Bank of Israel Chief: Israeli Banks Unlikely to Collapse

Governor Stanley Fischer opposes reopening the budget framework as demanded by Labor, Shas.

The Bank of Israel is worried about the global financial crisis and its effect on the Israeli economy while its governor expressed confidence in the Israeli banking system. Therefore, Stanley Fischer is considering reducing the central bank's key lending rate.

Fischer and his senior staff are evidently worried that a global economic slowdown, combined with a strong shekel, could together bring about a slowdown in the Israeli economy. However, such an occurrence would also probably bring down inflation, giving the central bank more room to maneuver.

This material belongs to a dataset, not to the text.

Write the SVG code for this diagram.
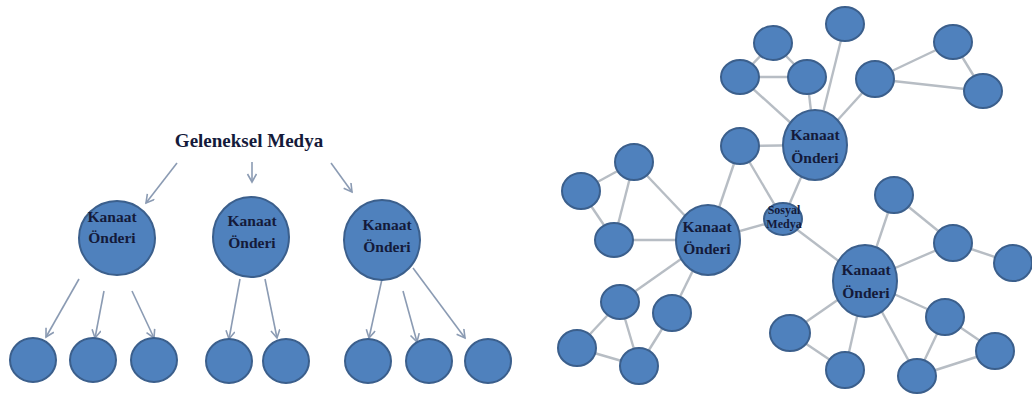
<svg xmlns="http://www.w3.org/2000/svg" width="1032" height="394" viewBox="0 0 1032 394">
<style>
.n{fill:#4f81bd;stroke:#3b5f8c;stroke-width:2}
.t{font-family:"Liberation Serif",serif;font-weight:bold;fill:#141a3a;text-anchor:middle}
.k{font-size:15.5px}
.s{font-size:12px}
.a{stroke:#8b9bb3;stroke-width:1.6;fill:none;marker-end:url(#ah)}
.e{stroke:#b7bdc4;stroke-width:2.4;fill:none}
</style>
<defs>
<marker id="ah" markerUnits="userSpaceOnUse" markerWidth="12" markerHeight="12" refX="9" refY="5" orient="auto">
<path d="M1,0.5 L9,5 L1,9.5" fill="none" stroke="#8b9bb3" stroke-width="1.6"/>
</marker>
</defs>
<rect width="1032" height="394" fill="#ffffff"/>
<g id="connectors">
<line class="a" x1="177" y1="163" x2="146" y2="203"/>
<line class="a" x1="252" y1="162" x2="252" y2="182"/>
<line class="a" x1="331" y1="163" x2="352" y2="192"/>
<line class="a" x1="79" y1="279" x2="46" y2="337"/>
<line class="a" x1="104" y1="291" x2="95" y2="338"/>
<line class="a" x1="132" y1="291" x2="154" y2="338"/>
<line class="a" x1="240" y1="279" x2="229" y2="339"/>
<line class="a" x1="265" y1="279" x2="277" y2="338"/>
<line class="a" x1="382" y1="279" x2="369" y2="338"/>
<line class="a" x1="403" y1="291" x2="417" y2="342"/>
<line class="a" x1="413" y1="268" x2="465" y2="338"/>
<g>
<line class="e" x1="815" y1="145" x2="807" y2="77"/>
<line class="e" x1="815" y1="145" x2="740" y2="77"/>
<line class="e" x1="815" y1="145" x2="845" y2="24"/>
<line class="e" x1="815" y1="145" x2="875" y2="79"/>
<line class="e" x1="815" y1="145" x2="740" y2="146"/>
<line class="e" x1="815" y1="145" x2="783" y2="219"/>
<line class="e" x1="773" y1="43" x2="740" y2="77"/>
<line class="e" x1="773" y1="43" x2="807" y2="77"/>
<line class="e" x1="740" y1="77" x2="807" y2="77"/>
<line class="e" x1="875" y1="79" x2="953" y2="42"/>
<line class="e" x1="875" y1="79" x2="983" y2="91"/>
<line class="e" x1="953" y1="42" x2="983" y2="91"/>
<line class="e" x1="740" y1="146" x2="708" y2="240"/>
<line class="e" x1="740" y1="146" x2="783" y2="219"/>
<line class="e" x1="634" y1="162" x2="581" y2="191"/>
<line class="e" x1="634" y1="162" x2="708" y2="240"/>
<line class="e" x1="634" y1="162" x2="614" y2="240"/>
<line class="e" x1="581" y1="191" x2="614" y2="240"/>
<line class="e" x1="614" y1="240" x2="708" y2="240"/>
<line class="e" x1="708" y1="240" x2="783" y2="219"/>
<line class="e" x1="783" y1="219" x2="865" y2="281"/>
<line class="e" x1="708" y1="240" x2="620" y2="302"/>
<line class="e" x1="708" y1="240" x2="672" y2="313"/>
<line class="e" x1="620" y1="302" x2="577" y2="348"/>
<line class="e" x1="620" y1="302" x2="639" y2="366"/>
<line class="e" x1="577" y1="348" x2="639" y2="366"/>
<line class="e" x1="672" y1="313" x2="639" y2="366"/>
<line class="e" x1="865" y1="281" x2="894" y2="195"/>
<line class="e" x1="865" y1="281" x2="953" y2="243"/>
<line class="e" x1="894" y1="195" x2="953" y2="243"/>
<line class="e" x1="953" y1="243" x2="1013" y2="263"/>
<line class="e" x1="865" y1="281" x2="790" y2="333"/>
<line class="e" x1="865" y1="281" x2="845" y2="370"/>
<line class="e" x1="865" y1="281" x2="917" y2="376"/>
<line class="e" x1="865" y1="281" x2="945" y2="317"/>
<line class="e" x1="790" y1="333" x2="845" y2="370"/>
<line class="e" x1="945" y1="317" x2="917" y2="376"/>
<line class="e" x1="945" y1="317" x2="995" y2="351"/>
<line class="e" x1="995" y1="351" x2="917" y2="376"/>
</g>
</g>
<g id="geleneksel-medya"><text class="t" x="249" y="147" font-size="19">Geleneksel Medya</text></g>
<g id="l-k1"><ellipse class="n" cx="117" cy="238" rx="38" ry="37"/><text class="t k" x="112" y="222">Kanaat</text><text class="t k" x="112" y="243">Önderi</text></g>
<g id="l-k2"><ellipse class="n" cx="251" cy="237" rx="38" ry="40"/><text class="t k" x="252" y="226">Kanaat</text><text class="t k" x="252" y="248">Önderi</text></g>
<g id="l-k3"><ellipse class="n" cx="382" cy="240" rx="38" ry="40"/><text class="t k" x="387" y="230">Kanaat</text><text class="t k" x="387" y="252">Önderi</text></g>
<g id="l-c1"><ellipse class="n" cx="33" cy="360" rx="23" ry="22"/></g>
<g id="l-c2"><ellipse class="n" cx="93" cy="360" rx="23" ry="22"/></g>
<g id="l-c3"><ellipse class="n" cx="154" cy="360" rx="23" ry="22"/></g>
<g id="l-c4"><ellipse class="n" cx="229" cy="361" rx="23" ry="22"/></g>
<g id="l-c5"><ellipse class="n" cx="286" cy="361" rx="23" ry="22"/></g>
<g id="l-c6"><ellipse class="n" cx="368" cy="361" rx="23" ry="22"/></g>
<g id="l-c7"><ellipse class="n" cx="429" cy="361" rx="23" ry="22"/></g>
<g id="l-c8"><ellipse class="n" cx="488" cy="361" rx="23" ry="22"/></g>
<g id="r-c1"><ellipse class="n" cx="845" cy="24" rx="19" ry="17"/></g>
<g id="r-c2"><ellipse class="n" cx="773" cy="43" rx="19" ry="17"/></g>
<g id="r-c3"><ellipse class="n" cx="740" cy="77" rx="19" ry="17"/></g>
<g id="r-c4"><ellipse class="n" cx="807" cy="77" rx="19" ry="17"/></g>
<g id="r-c5"><ellipse class="n" cx="875" cy="79" rx="19" ry="18"/></g>
<g id="r-c6"><ellipse class="n" cx="953" cy="42" rx="19" ry="17"/></g>
<g id="r-c7"><ellipse class="n" cx="983" cy="91" rx="19" ry="17"/></g>
<g id="r-c8"><ellipse class="n" cx="740" cy="146" rx="19" ry="18"/></g>
<g id="r-c9"><ellipse class="n" cx="634" cy="162" rx="19" ry="18"/></g>
<g id="r-c10"><ellipse class="n" cx="581" cy="191" rx="19" ry="18"/></g>
<g id="r-c11"><ellipse class="n" cx="894" cy="195" rx="19" ry="18"/></g>
<g id="r-c12"><ellipse class="n" cx="614" cy="240" rx="19" ry="17"/></g>
<g id="r-c13"><ellipse class="n" cx="953" cy="243" rx="19" ry="18"/></g>
<g id="r-c14"><ellipse class="n" cx="1013" cy="263" rx="19" ry="18"/></g>
<g id="r-c15"><ellipse class="n" cx="620" cy="302" rx="19" ry="17"/></g>
<g id="r-c16"><ellipse class="n" cx="672" cy="313" rx="19" ry="18"/></g>
<g id="r-c17"><ellipse class="n" cx="577" cy="348" rx="19" ry="18"/></g>
<g id="r-c18"><ellipse class="n" cx="639" cy="366" rx="19" ry="18"/></g>
<g id="r-c19"><ellipse class="n" cx="790" cy="333" rx="20" ry="18"/></g>
<g id="r-c20"><ellipse class="n" cx="845" cy="370" rx="19" ry="18"/></g>
<g id="r-c21"><ellipse class="n" cx="945" cy="317" rx="19" ry="18"/></g>
<g id="r-c22"><ellipse class="n" cx="995" cy="351" rx="19" ry="18"/></g>
<g id="r-c23"><ellipse class="n" cx="917" cy="376" rx="19" ry="17"/></g>
<g id="r-k1"><ellipse class="n" cx="815" cy="145" rx="32" ry="35"/><text class="t k" x="815" y="140">Kanaat</text><text class="t k" x="815" y="163">Önderi</text></g>
<g id="r-k2"><ellipse class="n" cx="708" cy="240" rx="32" ry="35"/><text class="t k" x="707" y="232">Kanaat</text><text class="t k" x="707" y="254">Önderi</text></g>
<g id="r-k3"><ellipse class="n" cx="865" cy="281" rx="32" ry="36"/><text class="t k" x="866" y="275">Kanaat</text><text class="t k" x="866" y="298">Önderi</text></g>
<g id="r-sosyal"><ellipse class="n" cx="783" cy="219" rx="19" ry="16"/><text class="t s" x="784" y="214">Sosyal</text><text class="t s" x="784" y="228">Medya</text></g>
</svg>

The Bank of Israel is now forecasting economic growth of slightly less than 3% in 2009. That is still quite respectable, but less than originally estimated, and central bank officials believe this reduction, along with the global slowdown, will be enough to lower inflation in 2009. That in turn would allow Fischer to lower interest rates now.

However, the central bank's interest rate policy will be heavily influenced by what happens with the 2009 state budget. Calls by politicians to expand the budget ceiling and increase spending may tie Fischer's hands when it comes to rates - though neither the Bank of Israel nor the Finance Ministry object to a small increase in spending, such as raising the 1.7% increase already agreed upon for next year to about 2%.

The deficit is expected to increase in any case, as tax revenues will decline due to the economic slowdown. The prevailing estimate is that tax revenues will be NIS 3-6 billion lower than initially forecast, though some senior officials are even more pessimistic and talk about a NIS 9 billion drop. This, of course, would increase the deficit, meaning that the government's share of the economic pie in 2009 would grow.

Both the Bank of Israel and the treasury view this rise in the budget deficit as necessary: It is part of what is known as an automatic stabilizer mechanism, a natural occurrence in times of financial crisis. Thus they do not intend to ask for further budget cuts to counteract it.

However, speaking in an interview with Israel Radio yesterday, Fischer warned against reopening the budget framework already approved by the cabinet, saying this would be irresponsible. He was apparently referring to the demands made by Labor and Shas in the current coalition negotiations. Labor, for instance, is demanding that spending be increased by 2.5% next year.

Fischer also said the Israeli banking system is strong, and no Israeli bank is likely to fail. The Bank of Israel is keeping careful track of the condition of Israel's major borrowers, he added, but sees no cause for worry. One of the major questions still to be debated in light of the financial crisis is the structure of Israeli financial regulation, currently divided between the Bank of Israel, the Securities Authority and the treasury's commissioner of capital markets.